Gold, Sport, and Coffee Planting in Mysore eBook

This eBook from the Gutenberg Project consists of approximately 590 pages of information about Gold, Sport, and Coffee Planting in Mysore.

Gold, Sport, and Coffee Planting in Mysore eBook

This eBook from the Gutenberg Project consists of approximately 590 pages of information about Gold, Sport, and Coffee Planting in Mysore.

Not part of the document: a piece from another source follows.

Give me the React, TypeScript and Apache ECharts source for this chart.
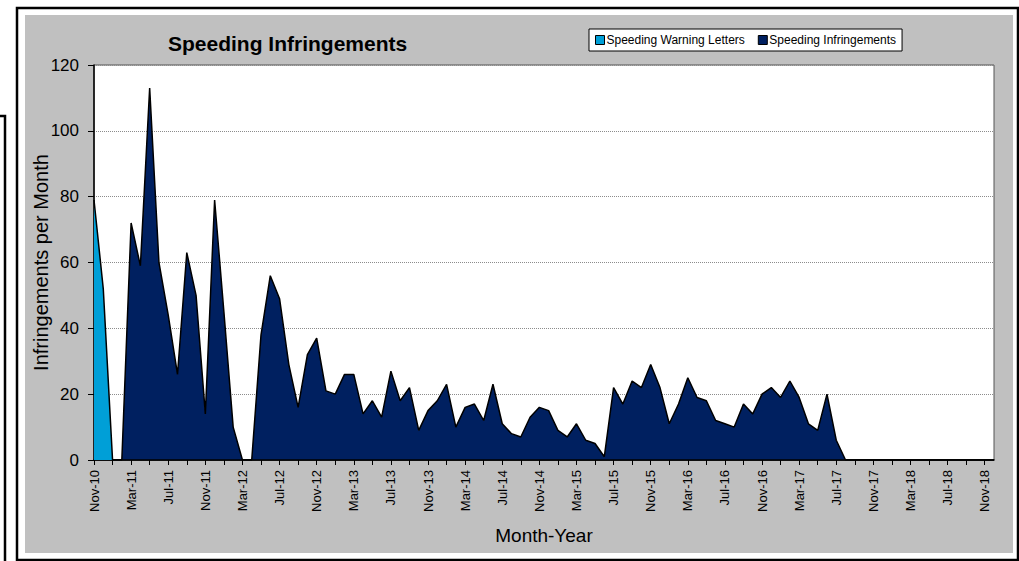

Of all sports tiger shooting affords the most lasting satisfaction, and it is especially interesting when one lives in tigerish localities where one has more leisure and opportunity for going into all the details of this delightful sport, and where a knowledge of the people and their language makes the sport so much more agreeable, and one’s acquaintance with the ground enables one to take an active and intelligent part in regulating the plan of operations when a tiger has killed.  Then in the case of an animal so destructive it is seldom possible to feel any commiseration, though I have done so on certainly one, or perhaps two occasions.  Against many sports something may be said, but that is impossible as regards tiger shooting.  The tying out of live baits may be objected to, but after all the tooth of the tiger is to be preferred to the knife of the butcher.

FOOTNOTES: 

[15] G. P. Sanderson’s “Thirteen Years among the Wild Beasts of India,” 1878.

[16] “Reminiscences of Life in Mysore, South Africa and Burmah.”  By Major-General R. S. Dobbs.  London, Hatchards, Piccadilly, 1882.

[17] Vide Appendix C.

[18] “Oriental Field Sports.”  By Captain Thomas Williamson, London, 1807.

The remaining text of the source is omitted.